Overall, there is a greater sensibility now around sustainability, and funding pure oil and gas projects without a sustainability agenda tied to them is becoming relatively harder to see. In this arena, ILF is on the front line. We have internally set our own target to be net zero by 2050 in terms of our operations, and we are constantly updating our offering of carbon abatement strategies for clients.
How important is gas for the country’s development?
I definitely want to see more gas in our energy mix because, let’s face it, Nigeria’s problem is not just access to energy. It is how to further industrialise, and these two elements run in parallel. Methanol, LNG, LPG and CNG initiatives need to ensure that the average Nigerian home can count on gas rather than firewood, but its use should not be limited to households.
I will give you a day-to-day example. A lot of the cracking of rice crops in the north of the country is still done with firewood, meaning that you have to cut trees. Furthermore, it takes about a day for the firewood to reach the right temperature to crack the rice. With gas, you can do it in one hour. This gives you a taste of the untapped potential gas has in every form and how we still have not tackled its entire supply chain, as we’re currently focused mainly on gas-to-power.
In other words, we need to find projects that use gas for ammonia, methanol and fertiliser plants. Nigeria is slowly moving ahead. Indorama’s expansion is a successful example, but it is crucial to take action and step up the volume of these undertakings. The potential is there.

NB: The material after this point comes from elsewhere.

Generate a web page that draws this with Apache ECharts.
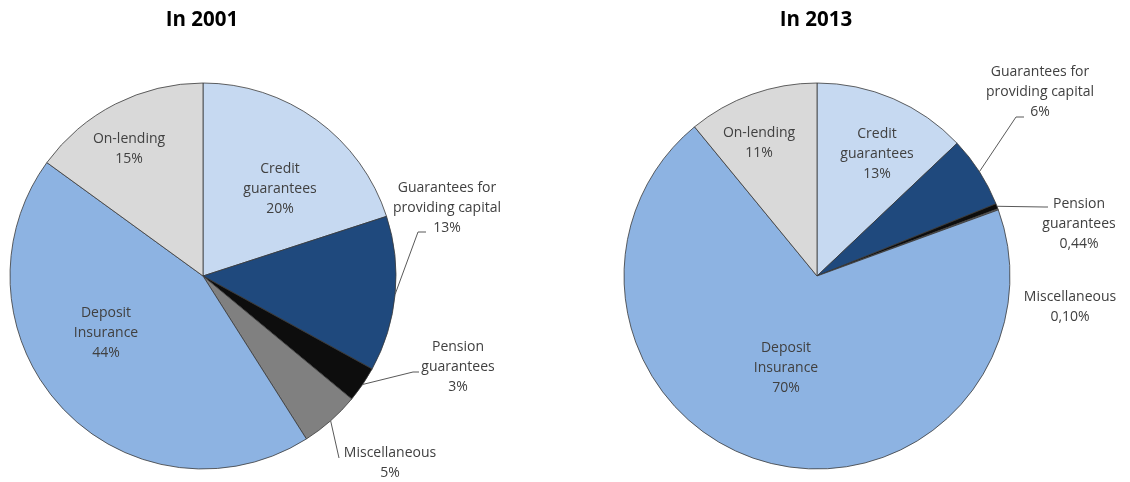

What is ILF Nigeria’s involvement in midstream activities, and what opportunities do you see ahead for both the country and the company?
AKK is our biggest project at the moment. We have almost completed the main line section, and then we will start working on the terminal stations, which will allow the pipeline to branch out to the major cities.
There are also some other interesting projects in the midstream space, such as the Trans-Saharan gas pipeline, which is challenging for security reasons more than economic ones, and then the Nigeria-Morocco pipeline, which will see Nigeria play a major role in ensuring that the pipeline starts running and is profitable. We will have to start looking at the gas feedstock for that project.
Overall, we are seeing an increasing number of companies interested in the area of gas distribution in Nigeria and beyond. In this regard, we are working on projects in Ghana, while exploring opportunities in Benin.
The bottom line is that the regional midstream market is moving, and now with the Dangote Refinery having started distribution, there are more in-depth conversations about using the existing infrastructure within Nigeria to evacuate the finished products and make them more accessible for the domestic and regional market.
When the refinery is integrated into the entire existing NNPC midstream infrastructure without the need for trucking every litre of petrol, diesel and aviation fuel from the refinery, we will begin to experience positive movements in prices as well, mitigating some of the socioeconomic problems the country is experiencing.
NNPC is already looking to bring in private-sector players to improve the functionality of the infrastructure, in addition to rehabilitating all the state refineries. These will further create – together with the Dangote Refinery – the opportunity for Nigeria to become a net producer of refined products that we can then export.
We have terminals and pipelines in Nigeria that were built in the 1970s and 1980s that have performed below capacity or are rotting away. We should capitalise on them, making made-in-Nigeria energy products more accessible within and beyond the country’s borders. The key is to start thinking forward, not thinking how to catch up.